Music Providers

Configure background music — Google Lyria 3 Pro for AI-generated scores or the free bundled royalty-free track library.

The music provider generates or selects a background score that plays under the voiceover. Music is scene-synced to match the video's emotional arc, with automatic audio ducking during narration.

Supported providers

Provider	Env var	Flag value	Cost
Bundled library	none	`bundled`	Free
Google Lyria 3 Pro	`GOOGLE_API_KEY`	`lyria`	$0.08/track

Usage

# Free bundled tracks (default)
pnpm start "topic" --music-provider bundled

# AI-generated music
pnpm start "topic" --music-provider lyria

The --provider google shortcut sets music to Lyria automatically. To disable music entirely:

pnpm start "topic" --no-music

Bundled library

The bundled library ships with 25 royalty-free tracks organized by mood. No API key required, no network calls, zero cost.

Track selection works by mood matching:

The Creative Director's DirectorScore includes a music_mood field
The bundled adapter filters tracks by that mood
A random track from the matching mood pool is selected
If no tracks match the exact mood, a random track from any mood is used as fallback

The tracks are stored in assets/music/ with metadata in assets/music-manifest.json. Each track entry includes mood classification, duration, source attribution, and license info.

Lyria generates a unique AI-composed background score tailored to your video's content. The Music Prompter agent writes a detailed prompt describing instruments, tempo, sections, and emotional arc, which Lyria uses to generate the audio.

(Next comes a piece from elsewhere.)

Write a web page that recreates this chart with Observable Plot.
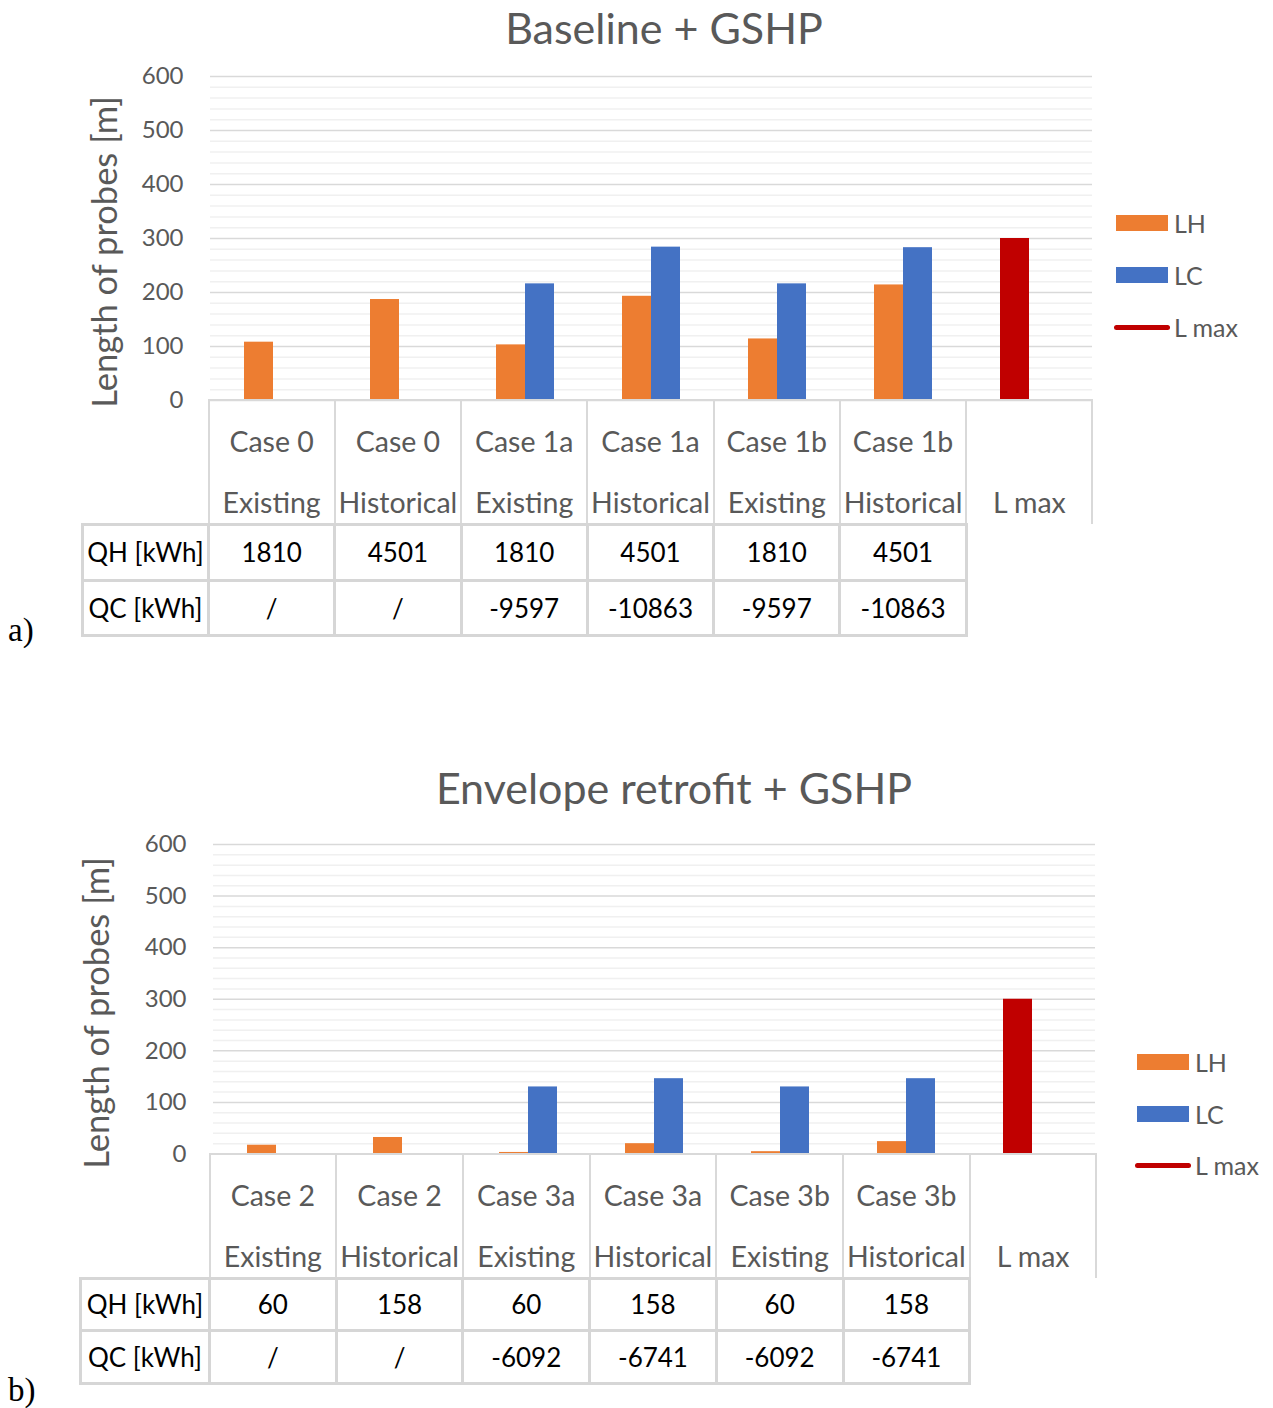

Model: lyria-3-pro-preview
Output format: MP3
Cost: $0.08 per generated track
Env var: GOOGLE_API_KEY (same key used for Gemini LLM, Imagen, Veo, and Gemini TTS)

How it works

The Music Prompter agent generates a detailed prompt based on the DirectorScore's mood, tempo, and scene structure
The prompt is sent to the Lyria 3 Pro API via the Gemini generateContent endpoint with audio response modality
Lyria returns base64-encoded audio (typically MP3) plus optional text metadata describing sections and BPM
The audio is written to a temp file and passed to the Remotion assembly stage

Safety filter handling

Lyria has content safety filters that may reject prompts with intense or triggering language. If a prompt is rejected:

The provider automatically sanitizes the prompt by replacing intense adjectives (e.g., "aggressive", "menacing", "violent") with "restrained"
The sanitized prompt is retried once
If it fails again, the error propagates and the pipeline falls back to no music for that run

The API may also return finishReason: OTHER, which is an opaque catch-all from the Gemini API. This is not retried since the cause cannot be determined from the response.

Cost comparison

Provider	Per track	Quality
Bundled	Free	Good — curated royalty-free library
Lyria 3 Pro	$0.08	Excellent — AI-composed, unique per video, matched to emotional arc

For most use cases, the bundled library works well. Lyria is worth the $0.08 when you want music that is specifically composed to match your video's content and mood.